What to produce - Only the lines from the start of the data through the line with "from matplotlib.patches import Rectangle" belong in the copy. Restate them word for word, minus the pictures.

Collected data -
-- START --
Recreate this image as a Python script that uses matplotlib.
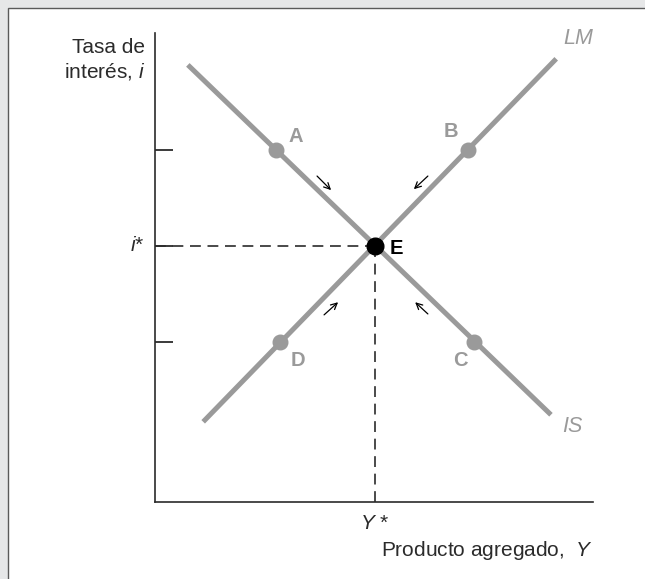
import matplotlib
matplotlib.use("Agg")
from matplotlib import pyplot as plt
from matplotlib.patches import Rectangle

plt.rcParams['font.family'] = ['Liberation Sans', 'DejaVu Sans']
plt.rcParams['mathtext.fontset'] = 'custom'
plt.rcParams['mathtext.it'] = 'Liberation Sans:italic'
plt.rcParams['mathtext.rm'] = 'Liberation Sans'

# Curve endpoints (Y, i) on a 0-100 scale
lm_y = [11.0, 91.6]
lm_i = [17.1, 94.5]
is_y = [7.5, 90.4]
is_i = [93.2, 18.6]

# Equilibrium
eq_y = 50.2
eq_i = 54.6

# Off-equilibrium points
pt_names = ['A', 'B', 'C', 'D']
pt_y = [27.6, 71.5, 72.8, 28.6]
pt_i = [75.1, 75.1, 34.1, 34.1]

# Tick levels on the interest-rate axis
tick_i = [75.1, 54.6, 34.1]

# Adjustment arrows (start, end)
arrows = [((37.0, 69.5), (40.2, 66.5)),
          ((62.3, 69.5), (59.1, 66.7)),
          ((38.6, 39.9), (41.8, 42.6)),
          ((62.3, 40.1), (59.4, 42.6))]

grey = '#9a9a9a'
dark = '#2b2b2b'

fig = plt.figure(figsize=(6.45, 5.79), dpi=100)
fig.patch.set_facecolor('#e6e7e8')
fig.patches.append(Rectangle((8 / 645, -0.01), 1.0, (579 - 7.5) / 579 + 0.01,
                             transform=fig.transFigure, facecolor='white',
                             edgecolor='#5a5a5a', linewidth=1.0, zorder=-1))

ax = fig.add_axes([155 / 645, (579 - 502) / 579, (593 - 155) / 645, (502 - 33) / 579])
ax.set_zorder(2)
ax.set_xlim(0, 100)
ax.set_ylim(0, 100)
ax.patch.set_alpha(0)
for s in ['top', 'right']:
    ax.spines[s].set_visible(False)
for s in ['left', 'bottom']:
    ax.spines[s].set_color(dark)
    ax.spines[s].set_linewidth(1.2)
ax.set_xticks([])
ax.set_yticks([])

# short inward ticks
ax.hlines(tick_i, 0, 4.1, color=dark, lw=1.3, zorder=3)

# dashed guide lines
ax.plot([0, eq_y], [eq_i, eq_i], color=dark, lw=1.2, dashes=(6.5, 4), zorder=2)
ax.plot([eq_y, eq_y], [0, eq_i], color=dark, lw=1.2, dashes=(6.5, 4), zorder=2)

# IS and LM
ax.plot(lm_y, lm_i, color=grey, lw=3.6, solid_capstyle='butt', zorder=3)
ax.plot(is_y, is_i, color=grey, lw=3.6, solid_capstyle='butt', zorder=3)

ax.plot(pt_y, pt_i, 'o', color=grey, markersize=10.5, zorder=4)
ax.plot(eq_y, eq_i, 'o', color='black', markersize=12, zorder=5)

# point labels
lab_off = {'A': (4.5, 2.8), 'B': (-4.0, 4.0), 'C': (-3.0, -4.0), 'D': (4.0, -4.0)}
for n, x, y in zip(pt_names, pt_y, pt_i):
    dx, dy = lab_off[n]
    ax.text(x + dx, y + dy, n, color=grey, fontsize=14.5, fontweight='bold',
            ha='center', va='center')
ax.text(eq_y + 5.0, eq_i - 0.6, 'E', color='black', fontsize=14.5,
        fontweight='bold', ha='center', va='center')

for (x0, y0), (x1, y1) in arrows:
    ax.annotate('', xy=(x1, y1), xytext=(x0, y0),
                arrowprops=dict(arrowstyle='->', color='black', lw=0.9,
                                shrinkA=0, shrinkB=0, mutation_scale=11))

ax.text(lm_y[1] + 1.6, lm_i[1] + 2.0, 'LM', color=grey, fontsize=15.5,
        style='italic', ha='left', va='bottom')
ax.text(is_y[1] + 2.5, is_i[1] - 2.5, 'IS', color=grey, fontsize=15.5,
        style='italic', ha='left', va='center')

# axis labels
ax.text(-2.3, 99.0, 'Tasa de\ninterés, $\\it{i}$', fontsize=15, color=dark,
        ha='right', va='top', linespacing=1.25)
ax.text(-2.3, eq_i, '$\\it{i}$*', fontsize=15, color=dark, ha='right', va='center')
ax.text(eq_y, -4.6, '$\\it{Y}$ *', fontsize=15, color=dark, ha='center', va='center')
ax.text(100, -10.3, 'Producto agregado,  $\\it{Y}$', fontsize=15, color=dark,
        ha='right', va='center')

fig.savefig('out.png', dpi=100, facecolor=fig.get_facecolor())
-- END --
Final result -
Recreate this image as a Python script that uses matplotlib.
import matplotlib
matplotlib.use("Agg")
from matplotlib import pyplot as plt
from matplotlib.patches import Rectangle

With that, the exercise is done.